>> Begin Available data

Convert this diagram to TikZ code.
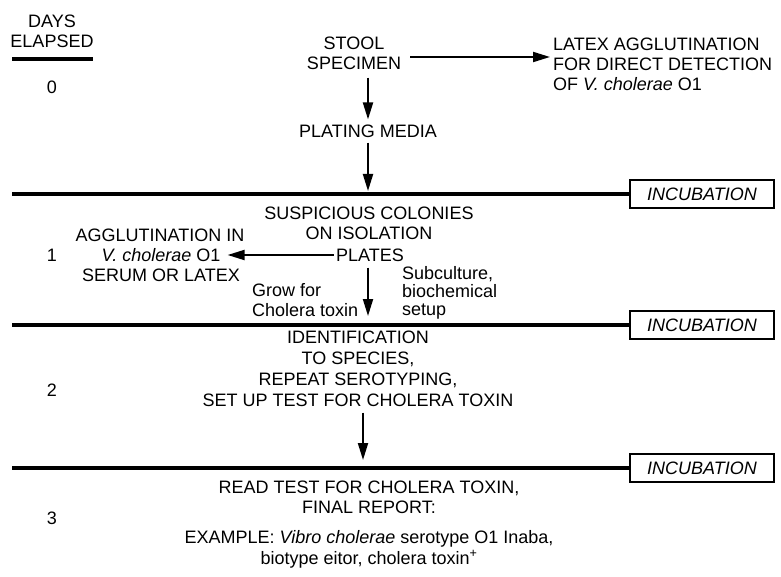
\documentclass[tikz,border=0pt]{standalone}
\usepackage{fontspec}
\setmainfont{Liberation Sans}
\usetikzlibrary{arrows.meta,calc}
\begin{document}
\begin{tikzpicture}[x=1pt,y=-1pt,
  txt/.style={inner sep=0pt, font=\fontsize{18}{20}\selectfont, align=center},
  arr/.style={line width=2pt, -{Triangle[length=17pt,width=10pt]}},
  rule/.style={line width=3.4pt},
  incbox/.style={draw, line width=2.8pt, minimum width=144pt, minimum height=28pt, inner sep=0pt, font=\fontsize{18}{20}\selectfont\itshape}]
\useasboundingbox (0,0) rectangle (781,577);

% days column
\node[txt] (days) at (52,31) {DAYS\\ELAPSED};
\coordinate (u1) at (12,59);
\coordinate (u2) at (93,59);
\draw[line width=3.4pt] (u1) -- (u2);
\node[txt] (d0) at (52,87) {0};
\node[txt] (d1) at (52,255) {1};
\node[txt] (d2) at (52,390) {2};
\node[txt] (d3) at (52,518) {3};

% day 0
\node[txt] (stool) at (354,53) {STOOL\\SPECIMEN};
\node[txt, align=left, anchor=west] (latex) at (553,64) {LATEX AGGLUTINATION\\FOR DIRECT DETECTION\\OF \textit{V. cholerae} O1};
\node[txt] (plating) at (368,131) {PLATING MEDIA};
\draw[arr] ([shift={(9,4)}]stool.east) -- ([shift={(-3,-7)}]latex.west);
\draw[arr] ($(stool.south -| plating.north)+(0,8)$) -- ($(plating.north)+(0,-5)$);

% line 1
\coordinate (l1) at (12,194);
\node[incbox] (inc1) at (702,194) {INCUBATION};
\draw[rule] (l1) -- (inc1.west);
\draw[arr] ($(plating.south)+(0,5)$) -- ($(plating.south |- l1)+(0,-3)$);

% day 1
\node[txt] (susp) at (369,223.5) {SUSPICIOUS COLONIES\\ON ISOLATION};
\node[txt] (plates) at (370,255) {PLATES};
\node[txt] (aggl) at (160,235) {AGGLUTINATION IN};
\node[txt] (vch) at (161,255) {\textit{V. cholerae} O1};
\node[txt] (serum) at (161,275) {SERUM OR LATEX};
\draw[arr, shorten <=2pt, shorten >=7pt] (plates.west) -- (vch.east);
\node[txt, align=left, anchor=west] (grow) at (252,300.5) {Grow for\\Cholera toxin};
\node[txt, align=left, anchor=west, font=\fontsize{18}{18}\selectfont] (subc) at (402,293) {Subculture,\\biochemical\\setup};

% line 2
\coordinate (l2) at (12,325);
\node[incbox] (inc2) at (702,325) {INCUBATION};
\draw[rule] (l2) -- (inc2.west);
\draw[arr] ($(plates.south)+(-2,6)$) -- ($(plates.south |- l2)+(-2,-9)$);

% day 2
\node[txt, font=\fontsize{18}{21}\selectfont] (ident) at (358,368.5) {IDENTIFICATION\\TO SPECIES,\\REPEAT SEROTYPING,\\SET UP TEST FOR CHOLERA TOXIN};

% line 3
\coordinate (l3) at (12,468);
\node[incbox] (inc3) at (702,468) {INCUBATION};
\draw[rule] (l3) -- (inc3.west);
\draw[arr] ($(ident.south)+(5,6)$) -- ($(ident.south |- l3)+(5,-8)$);

% day 3
\node[txt] (read) at (369,497) {READ TEST FOR CHOLERA TOXIN,\\FINAL REPORT:};
\node[txt, font=\fontsize{18}{21}\selectfont] (example) at (369,549) {EXAMPLE: \textit{Vibro cholerae} serotype O1 Inaba,\\biotype eitor, cholera toxin\textsuperscript{+}};
\end{tikzpicture}
\end{document}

>> End Available data

_Goal of the exercise_
Restate only the lines running from the start of the material above through the line containing "(0,0) rectangle (781,577);", ends included. No pictures.

_Answer to the problem_
Convert this diagram to TikZ code.
\documentclass[tikz,border=0pt]{standalone}
\usepackage{fontspec}
\setmainfont{Liberation Sans}
\usetikzlibrary{arrows.meta,calc}
\begin{document}
\begin{tikzpicture}[x=1pt,y=-1pt,
  txt/.style={inner sep=0pt, font=\fontsize{18}{20}\selectfont, align=center},
  arr/.style={line width=2pt, -{Triangle[length=17pt,width=10pt]}},
  rule/.style={line width=3.4pt},
  incbox/.style={draw, line width=2.8pt, minimum width=144pt, minimum height=28pt, inner sep=0pt, font=\fontsize{18}{20}\selectfont\itshape}]
\useasboundingbox (0,0) rectangle (781,577);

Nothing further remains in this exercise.